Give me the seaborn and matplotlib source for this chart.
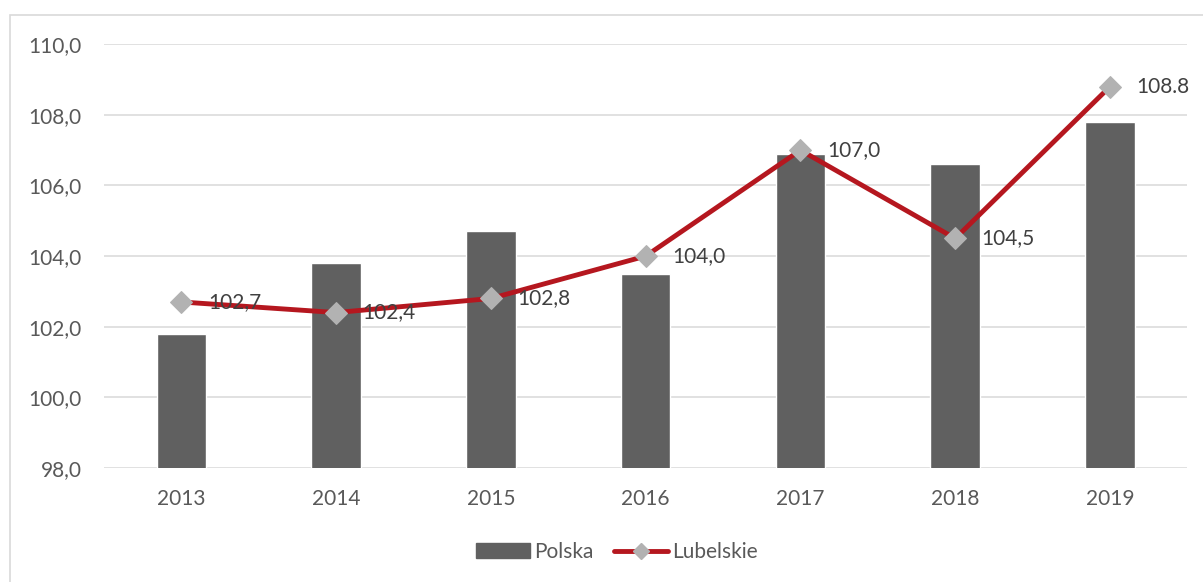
import matplotlib
matplotlib.use('Agg')
import matplotlib.pyplot as plt
from matplotlib.patches import Rectangle, Patch
from matplotlib.lines import Line2D
import seaborn as sns
import pandas as pd

years = ['2013', '2014', '2015', '2016', '2017', '2018', '2019']
polska = [101.8, 103.8, 104.7, 103.5, 106.9, 106.6, 107.8]
lubelskie = [102.7, 102.4, 102.8, 104.0, 107.0, 104.5, 108.8]
lub_labels = ['102,7', '102,4', '102,8', '104,0', '107,0', '104,5', '108.8']
yticks = [98, 100, 102, 104, 106, 108, 110]

df = pd.DataFrame({'rok': years, 'Polska': polska, 'Lubelskie': lubelskie})

sns.set_theme(style='white')
plt.rcParams['font.family'] = ['Lato', 'DejaVu Sans']

bar_col = '#606060'
line_col = '#B5171F'
mark_col = '#B2B2B2'
txt_col = '#595959'
fs = 15

fig = plt.figure(figsize=(12.03, 5.82), dpi=100)
ax = fig.add_axes([0.0865, 0.196, 0.9005, 0.728])

# ramka wykresu
fig.patches.append(Rectangle((10 / 1203, -0.1), 1.2, 1.1 - 15 / 582, transform=fig.transFigure,
                             fill=False, edgecolor='#D9D9D9', linewidth=1.2))

sns.barplot(data=df, x='rok', y='Polska', color=bar_col, saturation=1, width=0.32, ax=ax, zorder=2)
sns.lineplot(data=df, x='rok', y='Lubelskie', color=line_col, linewidth=3.5, marker='D',
             markersize=11, markerfacecolor=mark_col, markeredgecolor=mark_col, ax=ax, zorder=3)

for i, (v, t) in enumerate(zip(lubelskie, lub_labels)):
    ax.annotate(t, (i, v), xytext=(19, 0), textcoords='offset points', va='center', ha='left',
                fontsize=fs, color='#404040', zorder=4)

ax.set_ylim(98, 110)
ax.set_xlim(-0.5, 6.5)
ax.set_yticks(yticks)
ax.set_yticklabels([f'{v:.1f}'.replace('.', ',') for v in yticks])
ax.grid(axis='y', color='#D9D9D9', linewidth=1.1, zorder=0)
ax.set_axisbelow(True)
for s in ax.spines.values():
    s.set_visible(False)
ax.tick_params(axis='both', length=0, labelsize=fs, colors=txt_col)
ax.tick_params(axis='x', pad=15)
ax.tick_params(axis='y', pad=16)
ax.set_xlabel('')
ax.set_ylabel('')

handles = [Patch(facecolor=bar_col, edgecolor=bar_col),
           Line2D([], [], color=line_col, linewidth=3.5, marker='D', markersize=8,
                  markerfacecolor=mark_col, markeredgecolor=mark_col)]
leg = fig.legend(handles, ['Polska', 'Lubelskie'], loc='center', bbox_to_anchor=(617 / 1203, 1 - 552 / 582),
                 ncol=2, frameon=False, fontsize=fs, handlelength=2.6, handleheight=0.7,
                 columnspacing=1.0, handletextpad=0.2)
for t in leg.get_texts():
    t.set_color(txt_col)

fig.savefig('out.png', dpi=100)
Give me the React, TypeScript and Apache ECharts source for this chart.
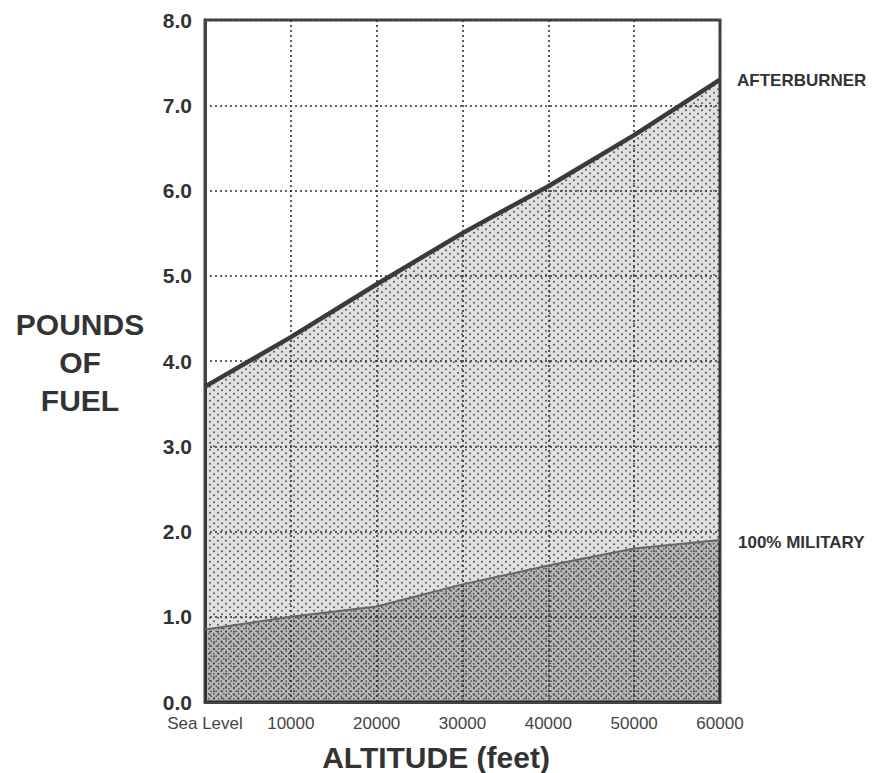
import React, { useEffect, useRef } from "react";
import * as echarts from "echarts";

const altitudes = [0, 10000, 20000, 30000, 40000, 50000, 60000];
const afterburner = [3.7, 4.28, 4.9, 5.5, 6.05, 6.65, 7.3];
const military = [0.85, 1.0, 1.12, 1.38, 1.6, 1.8, 1.9];
const yTicks = [0, 1, 2, 3, 4, 5, 6, 7, 8];

function makeTile(w: number, h: number, bg: string, dot: string, r: number, pts: number[][]) {
  const c = document.createElement("canvas");
  c.width = w;
  c.height = h;
  const ctx = c.getContext("2d")!;
  ctx.fillStyle = bg;
  ctx.fillRect(0, 0, w, h);
  ctx.fillStyle = dot;
  pts.forEach(([x, y]) => {
    ctx.beginPath();
    ctx.arc(x, y, r, 0, Math.PI * 2);
    ctx.fill();
  });
  return c;
}

export default function App() {
  const ref = useRef<HTMLDivElement>(null);
  useEffect(() => {
    if (!ref.current) return;
    const chart = echarts.init(ref.current, null, { renderer: "svg" });
    const upper = makeTile(8, 7, "rgba(0,0,0,0.12)", "rgba(50,50,50,0.8)", 1.0, [
      [2, 1.75],
      [6, 5.25],
    ]);
    const lower = makeTile(5, 5, "rgba(0,0,0,0.17)", "rgba(50,50,50,0.7)", 0.9, [
      [1.25, 1.25],
      [3.75, 3.75],
    ]);
    const font = "'Liberation Sans', Arial, sans-serif";
    chart.setOption({
      animation: false,
      grid: {
        left: 205,
        top: 20,
        right: 156,
        bottom: 71,
        show: true,
        borderColor: "#444",
        borderWidth: 3,
        backgroundColor: "transparent",
      },
      xAxis: {
        type: "value",
        min: 0,
        max: 60000,
        interval: 10000,
        axisLine: { show: true, lineStyle: { color: "#444", width: 3 } },
        axisTick: { show: false },
        splitLine: { show: true, lineStyle: { color: "#333", width: 1.6, type: [2, 3] } },
        axisLabel: {
          color: "#444",
          fontFamily: font,
          fontSize: 17,
          margin: 13,
          formatter: (v: number) => (v === 0 ? "Sea Level" : String(v)),
        },
      },
      yAxis: {
        type: "value",
        min: 0,
        max: 8,
        interval: 1,
        axisLine: { show: true, lineStyle: { color: "#444", width: 3 } },
        axisTick: { show: false },
        splitLine: { show: true, lineStyle: { color: "#333", width: 1.6, type: [2, 3] } },
        axisLabel: {
          color: "#333",
          fontFamily: font,
          fontSize: 21,
          fontWeight: "bold",
          margin: 13,
          formatter: (v: number) => (yTicks.includes(v) ? v.toFixed(1) : ""),
        },
      },
      series: [
        {
          name: "AFTERBURNER",
          type: "line",
          data: altitudes.map((a, i) => [a, afterburner[i]]),
          symbol: "none",
          z: 2,
          lineStyle: { color: "#3a3a3a", width: 4.5 },
          areaStyle: { color: { image: upper, repeat: "repeat", imageWidth: 8, imageHeight: 7 } as any, opacity: 1 },
        },
        {
          name: "100% MILITARY",
          type: "line",
          data: altitudes.map((a, i) => [a, military[i]]),
          symbol: "none",
          z: 3,
          lineStyle: { color: "#666", width: 2 },
          areaStyle: { color: { image: lower, repeat: "repeat", imageWidth: 5, imageHeight: 5 } as any, opacity: 1 },
        },
      ],
      graphic: [
        {
          type: "text",
          x: 737,
          y: 80,
          style: { text: "AFTERBURNER", fill: "#333", font: `bold 17px ${font}`, verticalAlign: "middle" },
        },
        {
          type: "text",
          x: 738,
          y: 542,
          style: { text: "100% MILITARY", fill: "#333", font: `bold 17px ${font}`, verticalAlign: "middle" },
        },
        {
          type: "text",
          x: 80,
          y: 362,
          style: {
            text: "POUNDS\nOF\nFUEL",
            fill: "#333",
            font: `bold 30px ${font}`,
            align: "center",
            verticalAlign: "middle",
            lineHeight: 38,
          },
        },
        {
          type: "text",
          x: 436,
          y: 757,
          style: {
            text: "ALTITUDE (feet)",
            fill: "#333",
            font: `bold 30px ${font}`,
            align: "center",
            verticalAlign: "middle",
          },
        },
      ],
    });
    return () => chart.dispose();
  }, []);
  return (
    <div
      ref={ref}
      style={{ position: "absolute", left: 0, top: 0, width: 876, height: 773 }}
    />
  );
}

▸ **Goal**
Retype the whole listing, keeping every line identical and omitting all pictures.

▸ **Answer to this task**
Give me the seaborn and matplotlib source for this chart.
import matplotlib
matplotlib.use('Agg')
import matplotlib.pyplot as plt
from matplotlib.patches import Rectangle, Patch
from matplotlib.lines import Line2D
import seaborn as sns
import pandas as pd

years = ['2013', '2014', '2015', '2016', '2017', '2018', '2019']
polska = [101.8, 103.8, 104.7, 103.5, 106.9, 106.6, 107.8]
lubelskie = [102.7, 102.4, 102.8, 104.0, 107.0, 104.5, 108.8]
lub_labels = ['102,7', '102,4', '102,8', '104,0', '107,0', '104,5', '108.8']
yticks = [98, 100, 102, 104, 106, 108, 110]

df = pd.DataFrame({'rok': years, 'Polska': polska, 'Lubelskie': lubelskie})

sns.set_theme(style='white')
plt.rcParams['font.family'] = ['Lato', 'DejaVu Sans']

bar_col = '#606060'
line_col = '#B5171F'
mark_col = '#B2B2B2'
txt_col = '#595959'
fs = 15

fig = plt.figure(figsize=(12.03, 5.82), dpi=100)
ax = fig.add_axes([0.0865, 0.196, 0.9005, 0.728])

# ramka wykresu
fig.patches.append(Rectangle((10 / 1203, -0.1), 1.2, 1.1 - 15 / 582, transform=fig.transFigure,
                             fill=False, edgecolor='#D9D9D9', linewidth=1.2))

sns.barplot(data=df, x='rok', y='Polska', color=bar_col, saturation=1, width=0.32, ax=ax, zorder=2)
sns.lineplot(data=df, x='rok', y='Lubelskie', color=line_col, linewidth=3.5, marker='D',
             markersize=11, markerfacecolor=mark_col, markeredgecolor=mark_col, ax=ax, zorder=3)

for i, (v, t) in enumerate(zip(lubelskie, lub_labels)):
    ax.annotate(t, (i, v), xytext=(19, 0), textcoords='offset points', va='center', ha='left',
                fontsize=fs, color='#404040', zorder=4)

ax.set_ylim(98, 110)
ax.set_xlim(-0.5, 6.5)
ax.set_yticks(yticks)
ax.set_yticklabels([f'{v:.1f}'.replace('.', ',') for v in yticks])
ax.grid(axis='y', color='#D9D9D9', linewidth=1.1, zorder=0)
ax.set_axisbelow(True)
for s in ax.spines.values():
    s.set_visible(False)
ax.tick_params(axis='both', length=0, labelsize=fs, colors=txt_col)
ax.tick_params(axis='x', pad=15)
ax.tick_params(axis='y', pad=16)
ax.set_xlabel('')
ax.set_ylabel('')

handles = [Patch(facecolor=bar_col, edgecolor=bar_col),
           Line2D([], [], color=line_col, linewidth=3.5, marker='D', markersize=8,
                  markerfacecolor=mark_col, markeredgecolor=mark_col)]
leg = fig.legend(handles, ['Polska', 'Lubelskie'], loc='center', bbox_to_anchor=(617 / 1203, 1 - 552 / 582),
                 ncol=2, frameon=False, fontsize=fs, handlelength=2.6, handleheight=0.7,
                 columnspacing=1.0, handletextpad=0.2)
for t in leg.get_texts():
    t.set_color(txt_col)

fig.savefig('out.png', dpi=100)
Give me the React, TypeScript and Apache ECharts source for this chart.
import React, { useEffect, useRef } from "react";
import * as echarts from "echarts";

const altitudes = [0, 10000, 20000, 30000, 40000, 50000, 60000];
const afterburner = [3.7, 4.28, 4.9, 5.5, 6.05, 6.65, 7.3];
const military = [0.85, 1.0, 1.12, 1.38, 1.6, 1.8, 1.9];
const yTicks = [0, 1, 2, 3, 4, 5, 6, 7, 8];

function makeTile(w: number, h: number, bg: string, dot: string, r: number, pts: number[][]) {
  const c = document.createElement("canvas");
  c.width = w;
  c.height = h;
  const ctx = c.getContext("2d")!;
  ctx.fillStyle = bg;
  ctx.fillRect(0, 0, w, h);
  ctx.fillStyle = dot;
  pts.forEach(([x, y]) => {
    ctx.beginPath();
    ctx.arc(x, y, r, 0, Math.PI * 2);
    ctx.fill();
  });
  return c;
}

export default function App() {
  const ref = useRef<HTMLDivElement>(null);
  useEffect(() => {
    if (!ref.current) return;
    const chart = echarts.init(ref.current, null, { renderer: "svg" });
    const upper = makeTile(8, 7, "rgba(0,0,0,0.12)", "rgba(50,50,50,0.8)", 1.0, [
      [2, 1.75],
      [6, 5.25],
    ]);
    const lower = makeTile(5, 5, "rgba(0,0,0,0.17)", "rgba(50,50,50,0.7)", 0.9, [
      [1.25, 1.25],
      [3.75, 3.75],
    ]);
    const font = "'Liberation Sans', Arial, sans-serif";
    chart.setOption({
      animation: false,
      grid: {
        left: 205,
        top: 20,
        right: 156,
        bottom: 71,
        show: true,
        borderColor: "#444",
        borderWidth: 3,
        backgroundColor: "transparent",
      },
      xAxis: {
        type: "value",
        min: 0,
        max: 60000,
        interval: 10000,
        axisLine: { show: true, lineStyle: { color: "#444", width: 3 } },
        axisTick: { show: false },
        splitLine: { show: true, lineStyle: { color: "#333", width: 1.6, type: [2, 3] } },
        axisLabel: {
          color: "#444",
          fontFamily: font,
          fontSize: 17,
          margin: 13,
          formatter: (v: number) => (v === 0 ? "Sea Level" : String(v)),
        },
      },
      yAxis: {
        type: "value",
        min: 0,
        max: 8,
        interval: 1,
        axisLine: { show: true, lineStyle: { color: "#444", width: 3 } },
        axisTick: { show: false },
        splitLine: { show: true, lineStyle: { color: "#333", width: 1.6, type: [2, 3] } },
        axisLabel: {
          color: "#333",
          fontFamily: font,
          fontSize: 21,
          fontWeight: "bold",
          margin: 13,
          formatter: (v: number) => (yTicks.includes(v) ? v.toFixed(1) : ""),
        },
      },
      series: [
        {
          name: "AFTERBURNER",
          type: "line",
          data: altitudes.map((a, i) => [a, afterburner[i]]),
          symbol: "none",
          z: 2,
          lineStyle: { color: "#3a3a3a", width: 4.5 },
          areaStyle: { color: { image: upper, repeat: "repeat", imageWidth: 8, imageHeight: 7 } as any, opacity: 1 },
        },
        {
          name: "100% MILITARY",
          type: "line",
          data: altitudes.map((a, i) => [a, military[i]]),
          symbol: "none",
          z: 3,
          lineStyle: { color: "#666", width: 2 },
          areaStyle: { color: { image: lower, repeat: "repeat", imageWidth: 5, imageHeight: 5 } as any, opacity: 1 },
        },
      ],
      graphic: [
        {
          type: "text",
          x: 737,
          y: 80,
          style: { text: "AFTERBURNER", fill: "#333", font: `bold 17px ${font}`, verticalAlign: "middle" },
        },
        {
          type: "text",
          x: 738,
          y: 542,
          style: { text: "100% MILITARY", fill: "#333", font: `bold 17px ${font}`, verticalAlign: "middle" },
        },
        {
          type: "text",
          x: 80,
          y: 362,
          style: {
            text: "POUNDS\nOF\nFUEL",
            fill: "#333",
            font: `bold 30px ${font}`,
            align: "center",
            verticalAlign: "middle",
            lineHeight: 38,
          },
        },
        {
          type: "text",
          x: 436,
          y: 757,
          style: {
            text: "ALTITUDE (feet)",
            fill: "#333",
            font: `bold 30px ${font}`,
            align: "center",
            verticalAlign: "middle",
          },
        },
      ],
    });
    return () => chart.dispose();
  }, []);
  return (
    <div
      ref={ref}
      style={{ position: "absolute", left: 0, top: 0, width: 876, height: 773 }}
    />
  );
}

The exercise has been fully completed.